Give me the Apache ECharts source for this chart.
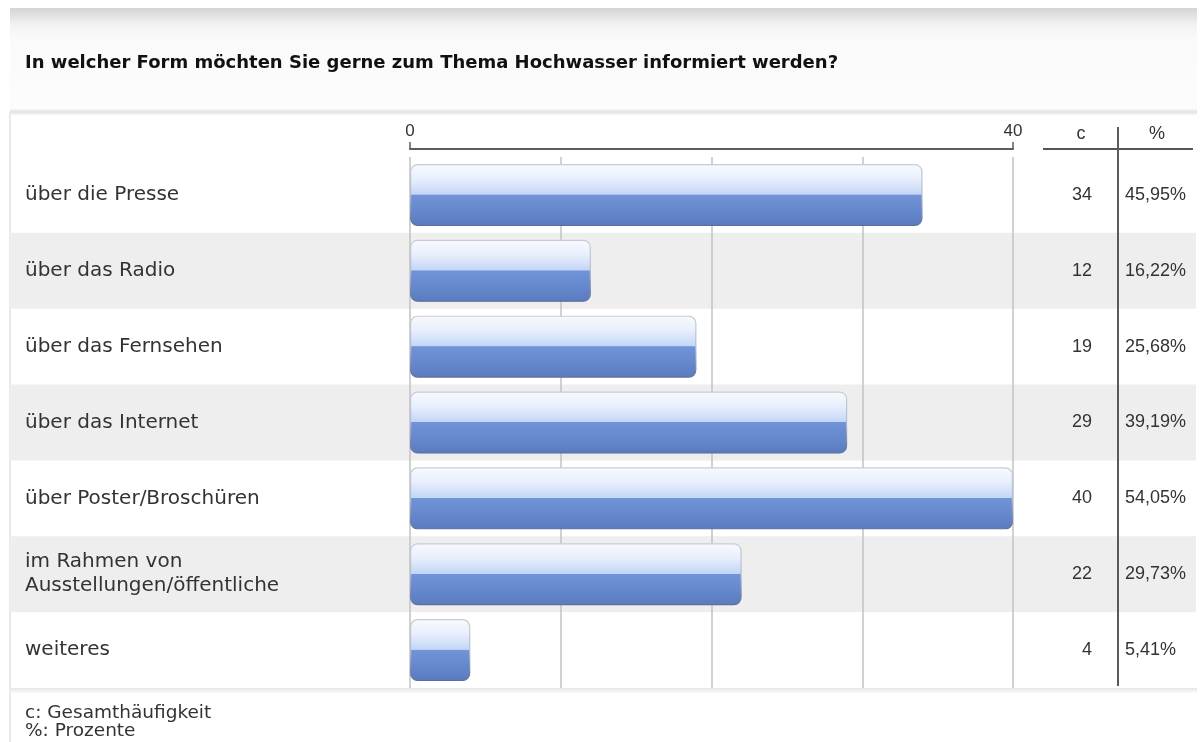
<!DOCTYPE html>
<html>
<head>
<meta charset="utf-8">
<script src="https://cdn.jsdelivr.net/npm/echarts@6/dist/echarts.min.js"></script>
<style>
  html, body { margin: 0; padding: 0; background: #ffffff; }
  #chart { width: 1200px; height: 742px; }
</style>
</head>
<body>
<div id="chart"></div>
<script>
// Survey answers: how people want to be informed about floods
const categories = [
  'über die Presse',
  'über das Radio',
  'über das Fernsehen',
  'über das Internet',
  'über Poster/Broschüren',
  'im Rahmen von\nAusstellungen/öffentliche',
  'weiteres'
];
const counts = [34, 12, 19, 29, 40, 22, 4];
const percents = ['45,95%', '16,22%', '25,68%', '39,19%', '54,05%', '29,73%', '5,41%'];
const axisMin = 0;
const axisMax = 40;

const titleText = 'In welcher Form möchten Sie gerne zum Thema Hochwasser informiert werden?';
const footerLines = ['c: Gesamthäufigkeit', '%: Prozente'];

const LABEL_FONT = '"DejaVu Sans", sans-serif';
const NUM_FONT = '"Liberation Sans", Arial, sans-serif';

const chart = echarts.init(document.getElementById('chart'), null, { renderer: 'canvas' });

const barFill = new echarts.graphic.LinearGradient(0, 0, 0, 1, [
  { offset: 0, color: '#f8fafe' },
  { offset: 0.25, color: '#e7eefc' },
  { offset: 0.49, color: '#c3d6f7' },
  { offset: 0.5, color: '#7194d9' },
  { offset: 1, color: '#5a7bbf' }
]);
const barStroke = new echarts.graphic.LinearGradient(0, 0, 0, 1, [
  { offset: 0, color: '#c9ccd4' },
  { offset: 0.5, color: '#b4bccd' },
  { offset: 1, color: '#5a6d9e' }
]);

const option = {
  animation: false,
  backgroundColor: '#ffffff',
  grid: [
    { left: 10, right: 4, top: 157, height: 531 },
    { left: 410, width: 603, top: 157, height: 531 }
  ],
  xAxis: [
    { gridIndex: 0, type: 'value', show: false },
    {
      gridIndex: 1, type: 'value', position: 'top', offset: 8,
      min: axisMin, max: axisMax, interval: axisMax - axisMin,
      axisLine: { show: true, lineStyle: { color: '#5c5c5c', width: 2 } },
      axisTick: { show: true, length: 7, lineStyle: { color: '#5c5c5c', width: 1.5 } },
      axisLabel: { fontFamily: NUM_FONT, fontSize: 17, color: '#333', margin: 9 },
      splitLine: { show: false },
      z: 3
    },
    {
      gridIndex: 1, type: 'value', position: 'top',
      min: axisMin, max: axisMax, interval: 10,
      axisLine: { show: false }, axisTick: { show: false }, axisLabel: { show: false },
      splitLine: { show: true, lineStyle: { color: '#c2c2c2', width: 1.5 } },
      z: 1
    }
  ],
  yAxis: [
    {
      gridIndex: 0, type: 'category', inverse: true, data: categories,
      axisLine: { show: false }, axisTick: { show: false }, axisLabel: { show: false },
      splitArea: { show: true, areaStyle: { color: ['rgba(255,255,255,0)', '#eeeeee'] } },
      z: 0
    },
    {
      gridIndex: 1, type: 'category', inverse: true, data: categories,
      axisLine: { show: false }, axisTick: { show: false },
      axisLabel: {
        align: 'left', margin: 385, fontFamily: LABEL_FONT, fontSize: 20,
        color: '#333', lineHeight: 24
      },
      z: 3
    },
    {
      gridIndex: 1, type: 'category', inverse: true, position: 'right', data: counts,
      axisLine: { show: false }, axisTick: { show: false },
      axisLabel: { align: 'right', margin: 79, fontFamily: NUM_FONT, fontSize: 18, color: '#333' },
      z: 3
    },
    {
      gridIndex: 1, type: 'category', inverse: true, position: 'right', data: percents,
      axisLine: { show: false }, axisTick: { show: false },
      axisLabel: { align: 'left', margin: 112, fontFamily: NUM_FONT, fontSize: 18, color: '#333' },
      z: 3
    }
  ],
  series: [
    {
      type: 'bar',
      xAxisIndex: 1,
      yAxisIndex: 1,
      data: counts,
      barWidth: 62,
      z: 4,
      itemStyle: {
        color: barFill,
        borderColor: barStroke,
        borderWidth: 1.2,
        borderRadius: 7
      }
    }
  ],
  graphic: [
    // header panel with its soft top shading
    {
      type: 'rect', z: -10, silent: true,
      shape: { x: 10, y: 8, width: 1187, height: 104 },
      style: {
        fill: new echarts.graphic.LinearGradient(0, 0, 0, 1, [
          { offset: 0, color: '#d4d4d4' },
          { offset: 0.16, color: '#f2f2f2' },
          { offset: 0.3, color: '#fafafa' },
          { offset: 1, color: '#fcfcfc' }
        ])
      }
    },
    {
      type: 'rect', z: -9, silent: true,
      shape: { x: 10, y: 109, width: 1187, height: 6 },
      style: {
        fill: new echarts.graphic.LinearGradient(0, 0, 0, 1, [
          { offset: 0, color: '#f6f6f6' },
          { offset: 0.5, color: '#e3e3e3' },
          { offset: 1, color: '#f7f7f7' }
        ])
      }
    },
    // left frame edge
    {
      type: 'rect', z: -9, silent: true,
      shape: { x: 9, y: 112, width: 2, height: 630 },
      style: { fill: '#e9e9e9' }
    },
    // bottom separator under the rows
    {
      type: 'rect', z: -9, silent: true,
      shape: { x: 10, y: 688, width: 1187, height: 5 },
      style: {
        fill: new echarts.graphic.LinearGradient(0, 0, 0, 1, [
          { offset: 0, color: '#e6e6e6' },
          { offset: 1, color: '#fbfbfb' }
        ])
      }
    },
    {
      type: 'text', silent: true,
      style: {
        text: titleText, x: 25, y: 63, verticalAlign: 'middle',
        fontFamily: LABEL_FONT, fontWeight: 'bold', fontSize: 18, fill: '#111'
      }
    },
    // count / percent column header
    {
      type: 'text', silent: true, z: 100,
      style: { text: 'c', x: 1081, y: 134, align: 'center', verticalAlign: 'middle',
        fontFamily: NUM_FONT, fontSize: 18, fill: '#333' }
    },
    {
      type: 'text', silent: true, z: 100,
      style: { text: '%', x: 1157, y: 134, align: 'center', verticalAlign: 'middle',
        fontFamily: NUM_FONT, fontSize: 18, fill: '#333' }
    },
    {
      type: 'line', silent: true, z: 100,
      shape: { x1: 1043, y1: 149, x2: 1193, y2: 149 },
      style: { stroke: '#555', lineWidth: 2 }
    },
    {
      type: 'line', silent: true, z: 100,
      shape: { x1: 1118, y1: 127, x2: 1118, y2: 686 },
      style: { stroke: '#5a5a5a', lineWidth: 2 }
    },
    // legend of the column abbreviations
    {
      type: 'text', silent: true,
      style: { text: footerLines[0], x: 25, y: 713, verticalAlign: 'middle',
        fontFamily: LABEL_FONT, fontSize: 18.5, fill: '#333' }
    },
    {
      type: 'text', silent: true,
      style: { text: footerLines[1], x: 25, y: 731, verticalAlign: 'middle',
        fontFamily: LABEL_FONT, fontSize: 18.5, fill: '#333' }
    }
  ]
};

chart.setOption(option);
</script>
</body>
</html>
══════
What to work on
Restate the whole listing above exactly, please, omitting every image.

Finished task
Give me the Apache ECharts source for this chart.
<!DOCTYPE html>
<html>
<head>
<meta charset="utf-8">
<script src="https://cdn.jsdelivr.net/npm/echarts@6/dist/echarts.min.js"></script>
<style>
  html, body { margin: 0; padding: 0; background: #ffffff; }
  #chart { width: 1200px; height: 742px; }
</style>
</head>
<body>
<div id="chart"></div>
<script>
// Survey answers: how people want to be informed about floods
const categories = [
  'über die Presse',
  'über das Radio',
  'über das Fernsehen',
  'über das Internet',
  'über Poster/Broschüren',
  'im Rahmen von\nAusstellungen/öffentliche',
  'weiteres'
];
const counts = [34, 12, 19, 29, 40, 22, 4];
const percents = ['45,95%', '16,22%', '25,68%', '39,19%', '54,05%', '29,73%', '5,41%'];
const axisMin = 0;
const axisMax = 40;

const titleText = 'In welcher Form möchten Sie gerne zum Thema Hochwasser informiert werden?';
const footerLines = ['c: Gesamthäufigkeit', '%: Prozente'];

const LABEL_FONT = '"DejaVu Sans", sans-serif';
const NUM_FONT = '"Liberation Sans", Arial, sans-serif';

const chart = echarts.init(document.getElementById('chart'), null, { renderer: 'canvas' });

const barFill = new echarts.graphic.LinearGradient(0, 0, 0, 1, [
  { offset: 0, color: '#f8fafe' },
  { offset: 0.25, color: '#e7eefc' },
  { offset: 0.49, color: '#c3d6f7' },
  { offset: 0.5, color: '#7194d9' },
  { offset: 1, color: '#5a7bbf' }
]);
const barStroke = new echarts.graphic.LinearGradient(0, 0, 0, 1, [
  { offset: 0, color: '#c9ccd4' },
  { offset: 0.5, color: '#b4bccd' },
  { offset: 1, color: '#5a6d9e' }
]);

const option = {
  animation: false,
  backgroundColor: '#ffffff',
  grid: [
    { left: 10, right: 4, top: 157, height: 531 },
    { left: 410, width: 603, top: 157, height: 531 }
  ],
  xAxis: [
    { gridIndex: 0, type: 'value', show: false },
    {
      gridIndex: 1, type: 'value', position: 'top', offset: 8,
      min: axisMin, max: axisMax, interval: axisMax - axisMin,
      axisLine: { show: true, lineStyle: { color: '#5c5c5c', width: 2 } },
      axisTick: { show: true, length: 7, lineStyle: { color: '#5c5c5c', width: 1.5 } },
      axisLabel: { fontFamily: NUM_FONT, fontSize: 17, color: '#333', margin: 9 },
      splitLine: { show: false },
      z: 3
    },
    {
      gridIndex: 1, type: 'value', position: 'top',
      min: axisMin, max: axisMax, interval: 10,
      axisLine: { show: false }, axisTick: { show: false }, axisLabel: { show: false },
      splitLine: { show: true, lineStyle: { color: '#c2c2c2', width: 1.5 } },
      z: 1
    }
  ],
  yAxis: [
    {
      gridIndex: 0, type: 'category', inverse: true, data: categories,
      axisLine: { show: false }, axisTick: { show: false }, axisLabel: { show: false },
      splitArea: { show: true, areaStyle: { color: ['rgba(255,255,255,0)', '#eeeeee'] } },
      z: 0
    },
    {
      gridIndex: 1, type: 'category', inverse: true, data: categories,
      axisLine: { show: false }, axisTick: { show: false },
      axisLabel: {
        align: 'left', margin: 385, fontFamily: LABEL_FONT, fontSize: 20,
        color: '#333', lineHeight: 24
      },
      z: 3
    },
    {
      gridIndex: 1, type: 'category', inverse: true, position: 'right', data: counts,
      axisLine: { show: false }, axisTick: { show: false },
      axisLabel: { align: 'right', margin: 79, fontFamily: NUM_FONT, fontSize: 18, color: '#333' },
      z: 3
    },
    {
      gridIndex: 1, type: 'category', inverse: true, position: 'right', data: percents,
      axisLine: { show: false }, axisTick: { show: false },
      axisLabel: { align: 'left', margin: 112, fontFamily: NUM_FONT, fontSize: 18, color: '#333' },
      z: 3
    }
  ],
  series: [
    {
      type: 'bar',
      xAxisIndex: 1,
      yAxisIndex: 1,
      data: counts,
      barWidth: 62,
      z: 4,
      itemStyle: {
        color: barFill,
        borderColor: barStroke,
        borderWidth: 1.2,
        borderRadius: 7
      }
    }
  ],
  graphic: [
    // header panel with its soft top shading
    {
      type: 'rect', z: -10, silent: true,
      shape: { x: 10, y: 8, width: 1187, height: 104 },
      style: {
        fill: new echarts.graphic.LinearGradient(0, 0, 0, 1, [
          { offset: 0, color: '#d4d4d4' },
          { offset: 0.16, color: '#f2f2f2' },
          { offset: 0.3, color: '#fafafa' },
          { offset: 1, color: '#fcfcfc' }
        ])
      }
    },
    {
      type: 'rect', z: -9, silent: true,
      shape: { x: 10, y: 109, width: 1187, height: 6 },
      style: {
        fill: new echarts.graphic.LinearGradient(0, 0, 0, 1, [
          { offset: 0, color: '#f6f6f6' },
          { offset: 0.5, color: '#e3e3e3' },
          { offset: 1, color: '#f7f7f7' }
        ])
      }
    },
    // left frame edge
    {
      type: 'rect', z: -9, silent: true,
      shape: { x: 9, y: 112, width: 2, height: 630 },
      style: { fill: '#e9e9e9' }
    },
    // bottom separator under the rows
    {
      type: 'rect', z: -9, silent: true,
      shape: { x: 10, y: 688, width: 1187, height: 5 },
      style: {
        fill: new echarts.graphic.LinearGradient(0, 0, 0, 1, [
          { offset: 0, color: '#e6e6e6' },
          { offset: 1, color: '#fbfbfb' }
        ])
      }
    },
    {
      type: 'text', silent: true,
      style: {
        text: titleText, x: 25, y: 63, verticalAlign: 'middle',
        fontFamily: LABEL_FONT, fontWeight: 'bold', fontSize: 18, fill: '#111'
      }
    },
    // count / percent column header
    {
      type: 'text', silent: true, z: 100,
      style: { text: 'c', x: 1081, y: 134, align: 'center', verticalAlign: 'middle',
        fontFamily: NUM_FONT, fontSize: 18, fill: '#333' }
    },
    {
      type: 'text', silent: true, z: 100,
      style: { text: '%', x: 1157, y: 134, align: 'center', verticalAlign: 'middle',
        fontFamily: NUM_FONT, fontSize: 18, fill: '#333' }
    },
    {
      type: 'line', silent: true, z: 100,
      shape: { x1: 1043, y1: 149, x2: 1193, y2: 149 },
      style: { stroke: '#555', lineWidth: 2 }
    },
    {
      type: 'line', silent: true, z: 100,
      shape: { x1: 1118, y1: 127, x2: 1118, y2: 686 },
      style: { stroke: '#5a5a5a', lineWidth: 2 }
    },
    // legend of the column abbreviations
    {
      type: 'text', silent: true,
      style: { text: footerLines[0], x: 25, y: 713, verticalAlign: 'middle',
        fontFamily: LABEL_FONT, fontSize: 18.5, fill: '#333' }
    },
    {
      type: 'text', silent: true,
      style: { text: footerLines[1], x: 25, y: 731, verticalAlign: 'middle',
        fontFamily: LABEL_FONT, fontSize: 18.5, fill: '#333' }
    }
  ]
};

chart.setOption(option);
</script>
</body>
</html>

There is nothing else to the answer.